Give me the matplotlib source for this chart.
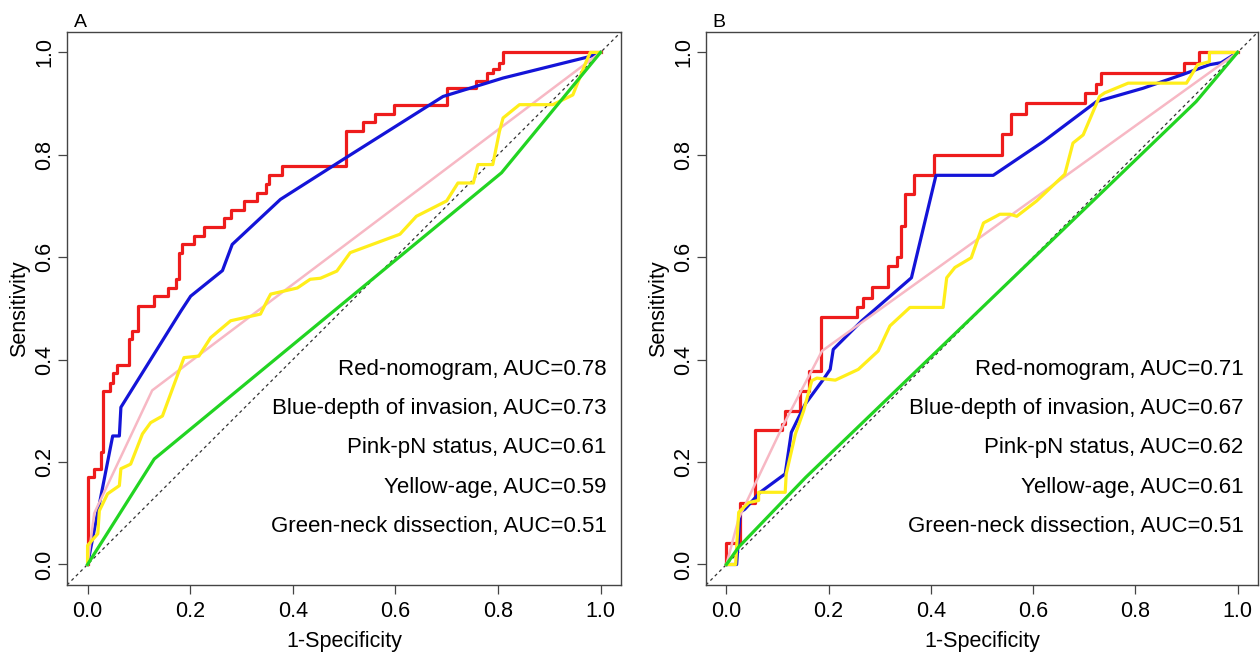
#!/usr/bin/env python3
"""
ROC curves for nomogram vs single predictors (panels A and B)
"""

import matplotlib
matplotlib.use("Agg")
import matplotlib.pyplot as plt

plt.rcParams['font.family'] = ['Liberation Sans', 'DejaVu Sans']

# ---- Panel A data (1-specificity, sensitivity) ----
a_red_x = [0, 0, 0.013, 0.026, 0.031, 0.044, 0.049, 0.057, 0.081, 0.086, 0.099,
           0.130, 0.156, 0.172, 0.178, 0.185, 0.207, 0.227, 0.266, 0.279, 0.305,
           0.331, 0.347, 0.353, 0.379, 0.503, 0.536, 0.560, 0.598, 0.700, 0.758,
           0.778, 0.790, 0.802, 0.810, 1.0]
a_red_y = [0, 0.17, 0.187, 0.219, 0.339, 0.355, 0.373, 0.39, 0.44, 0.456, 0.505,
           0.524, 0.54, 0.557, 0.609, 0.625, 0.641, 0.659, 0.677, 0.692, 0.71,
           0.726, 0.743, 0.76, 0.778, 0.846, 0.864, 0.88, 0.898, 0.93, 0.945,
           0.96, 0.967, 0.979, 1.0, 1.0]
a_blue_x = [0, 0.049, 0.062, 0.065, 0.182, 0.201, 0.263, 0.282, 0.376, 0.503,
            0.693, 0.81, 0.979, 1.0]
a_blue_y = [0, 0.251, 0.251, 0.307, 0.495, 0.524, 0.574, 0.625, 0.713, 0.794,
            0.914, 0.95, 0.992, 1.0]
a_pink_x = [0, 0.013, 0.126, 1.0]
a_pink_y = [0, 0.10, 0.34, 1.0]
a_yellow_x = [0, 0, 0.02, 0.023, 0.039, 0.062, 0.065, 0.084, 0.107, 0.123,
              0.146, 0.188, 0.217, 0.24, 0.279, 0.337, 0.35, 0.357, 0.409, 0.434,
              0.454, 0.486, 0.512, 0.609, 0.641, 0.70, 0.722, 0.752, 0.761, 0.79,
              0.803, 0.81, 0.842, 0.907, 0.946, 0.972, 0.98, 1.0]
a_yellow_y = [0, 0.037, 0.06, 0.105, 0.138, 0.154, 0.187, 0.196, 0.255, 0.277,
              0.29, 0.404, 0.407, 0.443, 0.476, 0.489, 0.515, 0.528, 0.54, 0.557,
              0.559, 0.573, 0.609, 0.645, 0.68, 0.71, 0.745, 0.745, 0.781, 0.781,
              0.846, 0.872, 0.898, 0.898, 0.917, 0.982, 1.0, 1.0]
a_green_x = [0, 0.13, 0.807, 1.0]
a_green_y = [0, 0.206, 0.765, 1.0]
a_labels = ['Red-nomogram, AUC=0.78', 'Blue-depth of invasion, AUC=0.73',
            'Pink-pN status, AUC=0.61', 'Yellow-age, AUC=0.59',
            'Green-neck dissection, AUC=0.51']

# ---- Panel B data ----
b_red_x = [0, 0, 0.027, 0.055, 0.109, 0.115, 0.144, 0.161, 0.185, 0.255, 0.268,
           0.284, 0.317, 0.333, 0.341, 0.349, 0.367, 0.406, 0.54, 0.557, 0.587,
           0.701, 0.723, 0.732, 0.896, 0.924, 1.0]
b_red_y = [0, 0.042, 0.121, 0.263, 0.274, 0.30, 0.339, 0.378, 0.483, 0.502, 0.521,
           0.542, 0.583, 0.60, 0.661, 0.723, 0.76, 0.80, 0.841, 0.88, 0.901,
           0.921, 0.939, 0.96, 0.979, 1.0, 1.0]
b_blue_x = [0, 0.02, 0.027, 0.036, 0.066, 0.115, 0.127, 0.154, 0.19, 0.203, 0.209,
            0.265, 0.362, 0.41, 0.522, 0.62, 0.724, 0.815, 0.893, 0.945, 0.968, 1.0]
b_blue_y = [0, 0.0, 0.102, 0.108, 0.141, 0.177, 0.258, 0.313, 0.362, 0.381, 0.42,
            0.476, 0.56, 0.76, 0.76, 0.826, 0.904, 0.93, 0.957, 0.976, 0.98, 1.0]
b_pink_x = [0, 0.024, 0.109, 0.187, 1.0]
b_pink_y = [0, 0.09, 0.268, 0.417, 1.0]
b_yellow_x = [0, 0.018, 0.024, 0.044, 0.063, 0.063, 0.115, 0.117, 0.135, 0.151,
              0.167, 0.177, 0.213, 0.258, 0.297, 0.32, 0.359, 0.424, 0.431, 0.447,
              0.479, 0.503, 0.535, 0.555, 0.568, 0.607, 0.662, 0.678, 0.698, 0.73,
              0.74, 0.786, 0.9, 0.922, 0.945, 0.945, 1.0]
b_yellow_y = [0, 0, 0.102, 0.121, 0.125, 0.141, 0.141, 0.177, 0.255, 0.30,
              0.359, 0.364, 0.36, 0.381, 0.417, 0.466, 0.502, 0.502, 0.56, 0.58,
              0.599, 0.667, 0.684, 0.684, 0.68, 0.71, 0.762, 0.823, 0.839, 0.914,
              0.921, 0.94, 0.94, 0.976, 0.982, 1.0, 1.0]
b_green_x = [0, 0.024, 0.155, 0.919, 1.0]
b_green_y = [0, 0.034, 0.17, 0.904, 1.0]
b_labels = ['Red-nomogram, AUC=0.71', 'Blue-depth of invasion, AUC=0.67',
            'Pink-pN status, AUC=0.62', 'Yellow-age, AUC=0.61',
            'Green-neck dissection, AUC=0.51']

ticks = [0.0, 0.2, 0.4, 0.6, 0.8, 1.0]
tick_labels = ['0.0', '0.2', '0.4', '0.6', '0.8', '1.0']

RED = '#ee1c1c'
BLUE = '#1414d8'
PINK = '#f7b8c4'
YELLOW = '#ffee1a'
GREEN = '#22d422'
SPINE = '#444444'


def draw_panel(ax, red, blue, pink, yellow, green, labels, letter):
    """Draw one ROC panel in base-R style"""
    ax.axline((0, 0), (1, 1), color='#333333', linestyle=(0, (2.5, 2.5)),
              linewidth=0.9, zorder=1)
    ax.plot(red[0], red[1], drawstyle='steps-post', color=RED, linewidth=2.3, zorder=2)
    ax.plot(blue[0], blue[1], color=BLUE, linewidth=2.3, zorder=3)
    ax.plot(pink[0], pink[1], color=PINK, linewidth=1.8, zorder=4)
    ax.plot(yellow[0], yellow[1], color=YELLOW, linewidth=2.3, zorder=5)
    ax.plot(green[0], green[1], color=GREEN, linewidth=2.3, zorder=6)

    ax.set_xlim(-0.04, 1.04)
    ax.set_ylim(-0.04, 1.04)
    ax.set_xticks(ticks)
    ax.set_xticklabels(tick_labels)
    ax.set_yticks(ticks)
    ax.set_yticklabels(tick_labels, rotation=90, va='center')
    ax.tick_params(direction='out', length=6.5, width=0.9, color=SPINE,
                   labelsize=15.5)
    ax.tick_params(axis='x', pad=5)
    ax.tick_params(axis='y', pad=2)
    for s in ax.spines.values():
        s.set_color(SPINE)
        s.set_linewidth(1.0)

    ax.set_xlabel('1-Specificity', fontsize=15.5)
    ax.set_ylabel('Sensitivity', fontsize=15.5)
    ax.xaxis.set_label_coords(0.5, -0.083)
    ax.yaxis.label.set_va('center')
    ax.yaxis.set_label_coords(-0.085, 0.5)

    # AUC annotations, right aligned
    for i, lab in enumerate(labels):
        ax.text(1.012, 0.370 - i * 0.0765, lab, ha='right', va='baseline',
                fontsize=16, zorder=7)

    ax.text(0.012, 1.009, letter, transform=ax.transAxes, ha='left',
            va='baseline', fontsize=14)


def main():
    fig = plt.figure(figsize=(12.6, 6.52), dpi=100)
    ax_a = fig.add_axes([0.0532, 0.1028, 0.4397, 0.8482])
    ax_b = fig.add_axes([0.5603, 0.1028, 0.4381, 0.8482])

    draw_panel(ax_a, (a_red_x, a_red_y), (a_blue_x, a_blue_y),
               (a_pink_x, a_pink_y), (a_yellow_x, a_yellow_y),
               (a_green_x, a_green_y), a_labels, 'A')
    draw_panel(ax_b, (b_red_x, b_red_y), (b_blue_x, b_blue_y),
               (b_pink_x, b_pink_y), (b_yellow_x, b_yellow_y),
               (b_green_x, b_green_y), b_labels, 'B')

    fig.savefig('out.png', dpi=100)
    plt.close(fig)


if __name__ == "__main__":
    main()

_ _ _ _

Return, unchanged, the lines from the first line of the material through the line that holds "plt.rcParams['font.family'] = ['Liberation", inclusive, omitting pictures.

Give me the matplotlib source for this chart.
#!/usr/bin/env python3
"""
ROC curves for nomogram vs single predictors (panels A and B)
"""

import matplotlib
matplotlib.use("Agg")
import matplotlib.pyplot as plt

plt.rcParams['font.family'] = ['Liberation Sans', 'DejaVu Sans']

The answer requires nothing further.